DAO firearms attempt to solve the problems with DA/SA mechanisms by making every shot a double-action shot. Because there is no difference in pull weights, training and practice are simplified. Additionally, negligent discharges are reduced because of the heavier trigger pulls. This is a particular advantage for a police pistol. These weapons also generally lack any type of external safety. DAO is common among police agencies and for small, personal protection firearms. The primary deficiency is that accurate fire is difficult due to the additional trigger weight and travel required for each shot.

Pre-set triggers, only recently coming into vogue, offer what some would consider an optimum balance of pull weight, trigger travel, safety, and consistency. Glock popularized this trigger (Gaston Glock evolving the mechanism from the Roth-Steyr M1907), and many other manufacturers have released preset striker products of their own.
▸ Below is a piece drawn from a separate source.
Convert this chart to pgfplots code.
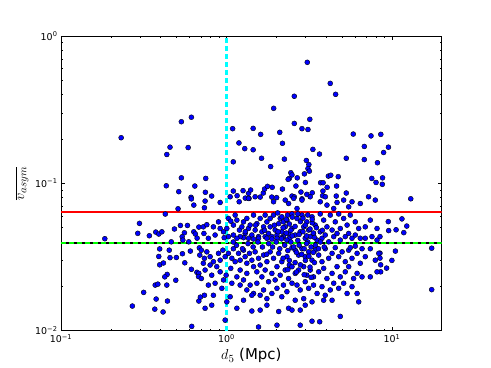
\documentclass[border=0pt]{standalone}
\usepackage{fontspec}
\setmainfont{DejaVu Sans}
\usepackage{pgfplots}
\pgfplotsset{compat=1.18}
\definecolor{mplred}{rgb}{1,0,0}
\definecolor{mplgreen}{rgb}{0,1,0}
\definecolor{mplcyan}{rgb}{0,1,1}
\definecolor{mplblue}{rgb}{0,0,1}

% scatter of v_asym against d5
\pgfplotstableread{
x y
0.231 0.204
0.614 0.281
0.534 0.262
0.456 0.176
0.587 0.175
0.436 0.157
0.534 0.109
0.433 0.0963
0.644 0.0959
0.515 0.0878
0.611 0.0804
0.614 0.0785
0.635 0.0712
0.510 0.0672
0.427 0.0619
0.298 0.0535
0.184 0.0421
0.291 0.0458
0.342 0.0441
0.374 0.0467
0.390 0.0453
0.407 0.0469
0.485 0.0490
0.527 0.0518
0.581 0.0518
0.557 0.0462
0.540 0.0434
0.635 0.0469
0.649 0.0453
0.681 0.0505
0.665 0.0425
0.464 0.0401
0.545 0.0412
0.592 0.0401
0.395 0.0359
0.451 0.0352
0.686 0.0365
0.390 0.0319
0.456 0.0313
0.498 0.0314
0.542 0.0333
0.605 0.0347
0.690 0.0326
0.395 0.0280
0.416 0.0288
0.560 0.0289
0.614 0.0261
0.663 0.0249
0.681 0.0245
0.678 0.0233
0.438 0.0241
0.424 0.0232
0.494 0.0220
0.371 0.0204
0.385 0.0207
0.436 0.0204
0.316 0.0182
0.376 0.0164
0.440 0.0159
0.681 0.0159
0.696 0.0169
0.270 0.0147
0.369 0.0140
0.414 0.0134
0.617 0.0107
3.08 0.663
4.24 0.477
4.57 0.402
2.57 0.390
1.93 0.323
1.09 0.235
1.45 0.236
1.61 0.215
2.10 0.222
2.57 0.255
2.86 0.235
3.11 0.232
3.19 0.272
1.19 0.188
1.29 0.172
1.45 0.169
2.18 0.187
1.63 0.148
1.10 0.140
2.24 0.146
1.85 0.130
0.750 0.108
2.45 0.118
2.49 0.114
2.68 0.109
2.96 0.116
3.04 0.143
3.15 0.134
3.11 0.126
3.17 0.121
2.40 0.108
5.84 0.216
7.48 0.210
8.57 0.215
6.81 0.178
9.53 0.176
8.91 0.162
3.33 0.170
3.65 0.158
5.30 0.148
6.81 0.145
8.18 0.138
4.13 0.112
4.27 0.1135
4.74 0.111
7.56 0.108
8.78 0.109
8.75 0.0985
13.0 0.0786
3.71 0.101
3.84 0.101
3.00 0.1014
2.63 0.0959
4.06 0.094
4.63 0.0959
8.02 0.1014
2.82 0.0873
3.06 0.0842
3.30 0.0863
3.83 0.0887
3.81 0.0824
3.96 0.0811
4.61 0.0820
5.30 0.086
2.49 0.0820
2.57 0.081
2.86 0.0785
0.746 0.087
0.814 0.082
1.10 0.0887
1.16 0.0824
1.26 0.0892
1.36 0.0855
1.40 0.0901
1.60 0.0807
1.67 0.086
1.70 0.0915
1.77 0.0954
1.89 0.094
1.88 0.0807
2.01 0.080
2.18 0.0915
2.36 0.1065
1.30 0.0794
1.37 0.079
11.5 0.0574
12.3 0.0513
9.51 0.055
9.56 0.0478
10.6 0.0484
11.8 0.0463
8.47 0.0435
17.4 0.0363
8.47 0.0336
10.5 0.0347
8.47 0.0311
10.0 0.030
8.55 0.028
9.29 0.0266
8.55 0.0251
17.4 0.0190
0.743 0.0758
0.916 0.0742
1.053 0.0811
1.194 0.0750
1.359 0.0791
1.491 0.0811
1.926 0.075
2.265 0.077
2.375 0.073
0.736 0.0683
0.725 0.0507
0.761 0.0524
0.834 0.0507
0.895 0.0548
0.916 0.0494
0.960 0.0469
1.028 0.0578
1.062 0.0554
1.102 0.0521
1.129 0.0609
1.156 0.0563
1.198 0.0482
1.239 0.0507
1.268 0.0548
1.297 0.0457
1.328 0.0578
1.359 0.0494
1.391 0.0521
1.424 0.0446
1.458 0.0609
1.491 0.0482
1.527 0.0533
1.563 0.0435
1.599 0.0578
1.638 0.0469
1.676 0.0507
1.714 0.0435
1.756 0.0548
1.797 0.0457
1.838 0.0507
1.882 0.0435
1.926 0.0609
1.970 0.0482
2.02 0.0446
2.07 0.0533
2.113 0.0578
2.16 0.0469
2.21 0.0435
2.265 0.0507
2.32 0.0563
2.375 0.0457
2.40 0.0424
1.563 0.0424
1.458 0.0419
1.359 0.0424
1.268 0.0428
1.21 0.0435
1.756 0.0424
1.882 0.0419
2.02 0.0424
2.16 0.0428
2.32 0.0412
2.21 0.0548
2.04 0.0630
2.16 0.0593
2.34 0.0609
1.838 0.0578
1.714 0.0609
1.156 0.0424
1.102 0.0446
1.028 0.0435
0.969 0.0428
1.005 0.0494
0.854 0.0446
0.778 0.0424
0.731 0.0457
0.705 0.0352
0.761 0.0343
0.736 0.0310
0.797 0.0318
0.834 0.0294
0.895 0.0335
0.916 0.0301
0.951 0.0352
0.982 0.0318
1.028 0.0335
1.078 0.0310
1.102 0.0360
1.129 0.0294
1.183 0.0335
1.21 0.0301
1.268 0.0352
1.297 0.0318
1.328 0.0287
1.378 0.0335
1.424 0.0301
1.458 0.0272
1.491 0.0343
1.527 0.0251
1.563 0.0310
1.599 0.0279
1.638 0.0232
1.676 0.0326
1.714 0.0258
1.756 0.0294
1.797 0.0215
1.838 0.0343
1.882 0.0245
1.926 0.0310
1.970 0.0221
2.02 0.0272
2.07 0.0335
2.113 0.0238
2.16 0.0294
2.21 0.0204
2.265 0.0258
2.32 0.0318
2.375 0.0226
2.40 0.0279
0.743 0.0258
0.705 0.0226
0.815 0.0238
0.778 0.0204
0.854 0.0210
0.916 0.0251
0.960 0.0221
0.938 0.0194
0.834 0.0174
0.736 0.0174
0.743 0.0142
0.815 0.0149
1.078 0.0210
1.156 0.0232
1.21 0.0204
1.268 0.0221
1.328 0.0189
1.391 0.0204
1.458 0.0179
1.527 0.0210
1.599 0.0174
1.676 0.0189
1.756 0.0165
1.882 0.0179
2.02 0.0194
2.16 0.0170
2.32 0.0184
1.053 0.0170
1.005 0.0157
1.268 0.0161
1.156 0.0142
0.982 0.0118
1.424 0.0136
1.599 0.0138
1.756 0.0149
2.07 0.0135
2.375 0.0142
1.563 0.0106
2.02 0.0109
1.424 0.0174
1.328 0.0245
1.21 0.0258
1.062 0.0265
0.996 0.0238
0.874 0.0272
0.797 0.0279
0.725 0.0287
2.55 0.0791
2.86 0.0770
3.209 0.0811
3.689 0.0750
4.05 0.0712
4.66 0.0742
5.11 0.077
5.74 0.075
6.441 0.073
7.23 0.0811
7.937 0.077
2.67 0.0675
4.45 0.0675
5.48 0.0693
2.49 0.0620
2.67 0.0578
2.86 0.0609
3.06 0.0548
3.29 0.0593
3.44 0.0521
3.689 0.0620
3.87 0.0563
4.05 0.0507
4.241 0.0609
4.547 0.0548
4.77 0.0620
4.875 0.0494
5.11 0.0578
5.36 0.0521
5.603 0.0609
6.007 0.0548
6.30 0.0494
6.905 0.0507
7.404 0.0563
8.13 0.0494
2.49 0.0494
2.604 0.0446
2.792 0.0469
2.93 0.0507
2.993 0.0424
3.14 0.0482
3.209 0.0435
3.36 0.0457
3.53 0.0412
3.689 0.0469
3.78 0.0424
3.955 0.0446
4.15 0.0401
4.35 0.0482
4.45 0.0435
4.66 0.0457
4.875 0.0412
5.226 0.0435
5.48 0.0457
5.74 0.0424
6.007 0.0446
6.441 0.0424
6.905 0.0424
7.58 0.0435
8.13 0.0412
2.49 0.0366
2.604 0.0352
2.73 0.0326
2.86 0.0360
2.993 0.0318
3.14 0.0343
3.29 0.0301
3.44 0.0352
3.61 0.0326
3.78 0.0294
3.955 0.0360
4.15 0.0310
4.35 0.0335
4.547 0.0366
4.77 0.0318
5.00 0.0343
5.226 0.0294
5.48 0.0352
5.74 0.0310
6.16 0.0335
6.441 0.0287
6.905 0.0318
7.404 0.0360
7.937 0.0301
8.33 0.0335
5.603 0.0366
6.007 0.0375
6.60 0.0360
2.49 0.0272
2.604 0.0245
2.73 0.0258
2.93 0.0272
3.06 0.0238
3.209 0.0258
3.36 0.0232
3.61 0.0251
3.87 0.0265
4.05 0.0226
4.35 0.0245
4.66 0.0272
4.875 0.0232
5.226 0.0251
5.48 0.0272
5.87 0.0226
6.16 0.0245
6.60 0.0232
7.404 0.0232
8.13 0.0251
2.49 0.0210
2.67 0.0204
2.792 0.0189
2.993 0.0215
3.14 0.0194
3.36 0.0204
3.53 0.0179
3.78 0.0199
3.955 0.0174
4.241 0.0189
4.45 0.0210
4.77 0.0194
5.11 0.0210
5.36 0.0179
5.74 0.0199
6.16 0.0179
6.30 0.0157
4.35 0.0161
3.87 0.0161
3.29 0.0157
2.93 0.0165
2.604 0.0161
2.993 0.0149
2.792 0.0138
2.49 0.0138
4.875 0.0125
3.29 0.0116
3.66 0.0115
2.792 0.0109
2.2 0.050
2.3 0.046
2.4 0.053
2.5 0.044
2.6 0.051
2.7 0.041
2.8 0.055
2.9 0.047
3.0 0.052
3.1 0.040
3.2 0.049
3.3 0.054
3.4 0.043
3.5 0.050
2.25 0.038
2.35 0.035
2.45 0.040
2.55 0.037
2.65 0.034
2.75 0.038
2.85 0.033
2.95 0.036
3.05 0.039
3.15 0.032
3.25 0.037
3.35 0.034
3.45 0.038
3.6 0.036
2.1 0.036
2.0 0.040
1.9 0.037
2.2 0.031
2.4 0.030
2.6 0.029
2.8 0.028
3.0 0.030
3.2 0.027
3.4 0.029
2.3 0.057
2.5 0.059
2.7 0.062
2.9 0.058
3.1 0.061
3.3 0.057
2.15 0.042
2.45 0.048
2.75 0.045
3.05 0.044
3.35 0.046
2.05 0.047
1.95 0.052
3.7 0.040
3.8 0.048
3.9 0.037
2.65 0.025
2.95 0.024
2.35 0.026
3.25 0.023
1.8 0.039
1.7 0.048
1.75 0.033
1.65 0.037
1.55 0.040
1.45 0.037
1.35 0.039
1.25 0.036
1.15 0.038
1.1 0.040
1.3 0.047
1.5 0.052
}\points

\begin{document}
\begin{tikzpicture}
\useasboundingbox (-61bp,-37.3bp) rectangle (430bp,330.7bp);
\begin{axis}[
    at={(0,0)}, anchor=south west,
    scale only axis,
    width=380.7bp, height=294.7bp,
    xmode=log, ymode=log,
    xmin=0.1, xmax=20, ymin=0.01, ymax=1,
    axis line style={line width=0.8bp},
    tick align=inside,
    major tick length=4bp, minor tick length=2bp,
    every tick/.style={black, line width=0.5bp},
    xtick={0.1,1,10},
    xticklabels={10\textsuperscript{−1},10\textsuperscript{0},10\textsuperscript{1}},
    ytick={0.01,0.1,1},
    yticklabels={10\textsuperscript{−2},10\textsuperscript{−1},10\textsuperscript{0}},
    minor xtick={0.2,0.3,0.4,0.5,0.6,0.7,0.8,0.9,2,3,4,5,6,7,8,9,20},
    minor ytick={0.02,0.03,0.04,0.05,0.06,0.07,0.08,0.09,0.2,0.3,0.4,0.5,0.6,0.7,0.8,0.9},
    tick label style={font=\fontsize{9.5}{10}\selectfont},
    xlabel={$d_5$ (Mpc)},
    ylabel={$\overline{v_{asym}}$},
    label style={font=\fontsize{15}{17}\selectfont},
    xlabel style={at={(axis description cs:0.5,-0.085)}, anchor=center},
    ylabel style={at={(axis description cs:-0.102,0.5)}, anchor=center},
]

\addplot[only marks, mark=*, mark size=2.5bp,
    mark options={fill=mplblue, draw=black, line width=0.4bp}] table {\points};

\addplot[mplred, line width=2.5bp] coordinates {(0.1,0.064) (20,0.064)};
\addplot[black, line width=1.6bp] coordinates {(0.1,0.0395) (20,0.0395)};
\addplot[mplgreen, line width=2.5bp, dash pattern=on 5bp off 3bp] coordinates {(0.1,0.0395) (20,0.0395)};
\addplot[mplcyan, line width=2.5bp, dash pattern=on 5bp off 3bp] coordinates {(1,0.01) (1,1)};

\end{axis}
\end{tikzpicture}
\end{document}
The primary disadvantage of the pre-set trigger is that pulling the trigger a second time after a failure to fire will not re-strike the primer. In normal handling of the firearm, this is not an issue; loading the gun requires that the slide be retracted, pre-setting the striker. Clearing a malfunction also usually involves retracting the slide following the "Tap rack bang" procedure, although proponents of second-strike functionality argue that the majority of rounds will fire with a second strike. Pre-set hybrid strikers are advocated as the answer to this by some manufacturers, while others insist systems like the SIG Sauer Double Action Kellerman (see SIG Sauer P226 DAK version) and Heckler & Koch Law Enforcement Modification (see Heckler & Koch USP LEM trigger under 'Variants') best blend the functionality of hammer based mechanisms with a trigger pull more akin to a striker system.